- [WRITTEN INSTRUCTION]
The data below is to be returned in full and exactly.
■ ■ ■ ■ ■
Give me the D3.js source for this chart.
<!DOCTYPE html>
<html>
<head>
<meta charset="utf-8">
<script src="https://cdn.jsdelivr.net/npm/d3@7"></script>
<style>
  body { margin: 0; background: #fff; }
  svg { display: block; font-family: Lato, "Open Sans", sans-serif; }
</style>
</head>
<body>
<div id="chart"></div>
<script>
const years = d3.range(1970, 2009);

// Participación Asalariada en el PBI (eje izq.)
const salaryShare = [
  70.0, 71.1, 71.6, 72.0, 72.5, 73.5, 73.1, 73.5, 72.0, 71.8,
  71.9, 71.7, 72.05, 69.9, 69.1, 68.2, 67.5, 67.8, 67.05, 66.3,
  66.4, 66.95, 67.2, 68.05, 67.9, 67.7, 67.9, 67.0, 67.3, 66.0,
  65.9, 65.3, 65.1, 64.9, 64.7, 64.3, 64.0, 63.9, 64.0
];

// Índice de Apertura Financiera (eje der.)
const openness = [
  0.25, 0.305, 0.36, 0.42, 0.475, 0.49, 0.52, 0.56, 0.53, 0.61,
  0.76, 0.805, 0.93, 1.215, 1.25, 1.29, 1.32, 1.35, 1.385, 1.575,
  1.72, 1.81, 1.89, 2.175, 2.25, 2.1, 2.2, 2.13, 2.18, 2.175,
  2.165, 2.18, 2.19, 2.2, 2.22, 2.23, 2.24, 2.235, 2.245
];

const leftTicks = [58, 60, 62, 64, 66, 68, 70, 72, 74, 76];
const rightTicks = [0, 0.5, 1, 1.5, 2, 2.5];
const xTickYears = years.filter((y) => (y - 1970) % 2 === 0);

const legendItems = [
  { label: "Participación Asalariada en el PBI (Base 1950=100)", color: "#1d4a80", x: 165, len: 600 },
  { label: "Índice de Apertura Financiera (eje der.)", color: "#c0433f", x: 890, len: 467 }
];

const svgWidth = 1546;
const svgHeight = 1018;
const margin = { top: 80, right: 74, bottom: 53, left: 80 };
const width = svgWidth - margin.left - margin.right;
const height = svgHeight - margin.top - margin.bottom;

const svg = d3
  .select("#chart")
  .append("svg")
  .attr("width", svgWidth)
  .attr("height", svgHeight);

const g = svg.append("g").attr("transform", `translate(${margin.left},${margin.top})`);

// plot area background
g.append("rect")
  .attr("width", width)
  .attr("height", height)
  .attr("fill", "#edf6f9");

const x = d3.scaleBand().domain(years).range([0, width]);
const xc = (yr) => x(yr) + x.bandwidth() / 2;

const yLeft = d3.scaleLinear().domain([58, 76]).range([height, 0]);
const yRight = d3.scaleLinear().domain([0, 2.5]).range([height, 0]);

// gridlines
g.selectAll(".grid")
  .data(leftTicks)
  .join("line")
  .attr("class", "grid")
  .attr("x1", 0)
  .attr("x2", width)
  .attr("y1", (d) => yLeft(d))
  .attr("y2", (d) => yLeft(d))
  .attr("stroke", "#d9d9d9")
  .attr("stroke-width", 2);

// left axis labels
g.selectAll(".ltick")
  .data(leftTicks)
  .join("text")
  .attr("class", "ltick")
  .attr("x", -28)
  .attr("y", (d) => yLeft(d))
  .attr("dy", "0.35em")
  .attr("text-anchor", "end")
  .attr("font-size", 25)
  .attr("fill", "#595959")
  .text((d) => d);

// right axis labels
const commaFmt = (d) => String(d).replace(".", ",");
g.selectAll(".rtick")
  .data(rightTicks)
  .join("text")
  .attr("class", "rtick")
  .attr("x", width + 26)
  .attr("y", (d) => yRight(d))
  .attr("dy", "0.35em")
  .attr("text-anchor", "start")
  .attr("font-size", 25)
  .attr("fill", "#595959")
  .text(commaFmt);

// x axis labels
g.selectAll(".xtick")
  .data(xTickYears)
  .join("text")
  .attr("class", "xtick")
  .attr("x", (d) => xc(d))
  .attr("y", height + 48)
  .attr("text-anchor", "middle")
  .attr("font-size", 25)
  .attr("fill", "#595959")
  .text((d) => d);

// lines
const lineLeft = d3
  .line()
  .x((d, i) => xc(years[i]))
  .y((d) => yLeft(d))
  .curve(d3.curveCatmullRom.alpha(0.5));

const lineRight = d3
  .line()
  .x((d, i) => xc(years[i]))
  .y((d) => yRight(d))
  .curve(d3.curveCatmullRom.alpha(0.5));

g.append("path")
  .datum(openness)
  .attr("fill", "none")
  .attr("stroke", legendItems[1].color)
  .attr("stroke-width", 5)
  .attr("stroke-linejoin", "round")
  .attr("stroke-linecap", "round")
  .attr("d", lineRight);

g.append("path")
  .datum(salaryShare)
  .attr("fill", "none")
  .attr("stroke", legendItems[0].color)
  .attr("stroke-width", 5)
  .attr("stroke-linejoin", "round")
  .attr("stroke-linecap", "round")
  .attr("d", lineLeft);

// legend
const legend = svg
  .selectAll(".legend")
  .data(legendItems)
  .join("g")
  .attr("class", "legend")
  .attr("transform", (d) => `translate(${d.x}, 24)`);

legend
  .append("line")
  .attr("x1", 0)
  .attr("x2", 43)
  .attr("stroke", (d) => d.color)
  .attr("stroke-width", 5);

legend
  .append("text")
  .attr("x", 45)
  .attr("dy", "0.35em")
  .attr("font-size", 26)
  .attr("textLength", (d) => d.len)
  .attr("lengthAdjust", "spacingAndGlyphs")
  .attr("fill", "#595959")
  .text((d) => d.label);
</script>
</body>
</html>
■ ■ ■ ■ ■
- [EXERCISE ANSWER]
Give me the D3.js source for this chart.
<!DOCTYPE html>
<html>
<head>
<meta charset="utf-8">
<script src="https://cdn.jsdelivr.net/npm/d3@7"></script>
<style>
  body { margin: 0; background: #fff; }
  svg { display: block; font-family: Lato, "Open Sans", sans-serif; }
</style>
</head>
<body>
<div id="chart"></div>
<script>
const years = d3.range(1970, 2009);

// Participación Asalariada en el PBI (eje izq.)
const salaryShare = [
  70.0, 71.1, 71.6, 72.0, 72.5, 73.5, 73.1, 73.5, 72.0, 71.8,
  71.9, 71.7, 72.05, 69.9, 69.1, 68.2, 67.5, 67.8, 67.05, 66.3,
  66.4, 66.95, 67.2, 68.05, 67.9, 67.7, 67.9, 67.0, 67.3, 66.0,
  65.9, 65.3, 65.1, 64.9, 64.7, 64.3, 64.0, 63.9, 64.0
];

// Índice de Apertura Financiera (eje der.)
const openness = [
  0.25, 0.305, 0.36, 0.42, 0.475, 0.49, 0.52, 0.56, 0.53, 0.61,
  0.76, 0.805, 0.93, 1.215, 1.25, 1.29, 1.32, 1.35, 1.385, 1.575,
  1.72, 1.81, 1.89, 2.175, 2.25, 2.1, 2.2, 2.13, 2.18, 2.175,
  2.165, 2.18, 2.19, 2.2, 2.22, 2.23, 2.24, 2.235, 2.245
];

const leftTicks = [58, 60, 62, 64, 66, 68, 70, 72, 74, 76];
const rightTicks = [0, 0.5, 1, 1.5, 2, 2.5];
const xTickYears = years.filter((y) => (y - 1970) % 2 === 0);

const legendItems = [
  { label: "Participación Asalariada en el PBI (Base 1950=100)", color: "#1d4a80", x: 165, len: 600 },
  { label: "Índice de Apertura Financiera (eje der.)", color: "#c0433f", x: 890, len: 467 }
];

const svgWidth = 1546;
const svgHeight = 1018;
const margin = { top: 80, right: 74, bottom: 53, left: 80 };
const width = svgWidth - margin.left - margin.right;
const height = svgHeight - margin.top - margin.bottom;

const svg = d3
  .select("#chart")
  .append("svg")
  .attr("width", svgWidth)
  .attr("height", svgHeight);

const g = svg.append("g").attr("transform", `translate(${margin.left},${margin.top})`);

// plot area background
g.append("rect")
  .attr("width", width)
  .attr("height", height)
  .attr("fill", "#edf6f9");

const x = d3.scaleBand().domain(years).range([0, width]);
const xc = (yr) => x(yr) + x.bandwidth() / 2;

const yLeft = d3.scaleLinear().domain([58, 76]).range([height, 0]);
const yRight = d3.scaleLinear().domain([0, 2.5]).range([height, 0]);

// gridlines
g.selectAll(".grid")
  .data(leftTicks)
  .join("line")
  .attr("class", "grid")
  .attr("x1", 0)
  .attr("x2", width)
  .attr("y1", (d) => yLeft(d))
  .attr("y2", (d) => yLeft(d))
  .attr("stroke", "#d9d9d9")
  .attr("stroke-width", 2);

// left axis labels
g.selectAll(".ltick")
  .data(leftTicks)
  .join("text")
  .attr("class", "ltick")
  .attr("x", -28)
  .attr("y", (d) => yLeft(d))
  .attr("dy", "0.35em")
  .attr("text-anchor", "end")
  .attr("font-size", 25)
  .attr("fill", "#595959")
  .text((d) => d);

// right axis labels
const commaFmt = (d) => String(d).replace(".", ",");
g.selectAll(".rtick")
  .data(rightTicks)
  .join("text")
  .attr("class", "rtick")
  .attr("x", width + 26)
  .attr("y", (d) => yRight(d))
  .attr("dy", "0.35em")
  .attr("text-anchor", "start")
  .attr("font-size", 25)
  .attr("fill", "#595959")
  .text(commaFmt);

// x axis labels
g.selectAll(".xtick")
  .data(xTickYears)
  .join("text")
  .attr("class", "xtick")
  .attr("x", (d) => xc(d))
  .attr("y", height + 48)
  .attr("text-anchor", "middle")
  .attr("font-size", 25)
  .attr("fill", "#595959")
  .text((d) => d);

// lines
const lineLeft = d3
  .line()
  .x((d, i) => xc(years[i]))
  .y((d) => yLeft(d))
  .curve(d3.curveCatmullRom.alpha(0.5));

const lineRight = d3
  .line()
  .x((d, i) => xc(years[i]))
  .y((d) => yRight(d))
  .curve(d3.curveCatmullRom.alpha(0.5));

g.append("path")
  .datum(openness)
  .attr("fill", "none")
  .attr("stroke", legendItems[1].color)
  .attr("stroke-width", 5)
  .attr("stroke-linejoin", "round")
  .attr("stroke-linecap", "round")
  .attr("d", lineRight);

g.append("path")
  .datum(salaryShare)
  .attr("fill", "none")
  .attr("stroke", legendItems[0].color)
  .attr("stroke-width", 5)
  .attr("stroke-linejoin", "round")
  .attr("stroke-linecap", "round")
  .attr("d", lineLeft);

// legend
const legend = svg
  .selectAll(".legend")
  .data(legendItems)
  .join("g")
  .attr("class", "legend")
  .attr("transform", (d) => `translate(${d.x}, 24)`);

legend
  .append("line")
  .attr("x1", 0)
  .attr("x2", 43)
  .attr("stroke", (d) => d.color)
  .attr("stroke-width", 5);

legend
  .append("text")
  .attr("x", 45)
  .attr("dy", "0.35em")
  .attr("font-size", 26)
  .attr("textLength", (d) => d.len)
  .attr("lengthAdjust", "spacingAndGlyphs")
  .attr("fill", "#595959")
  .text((d) => d.label);
</script>
</body>
</html>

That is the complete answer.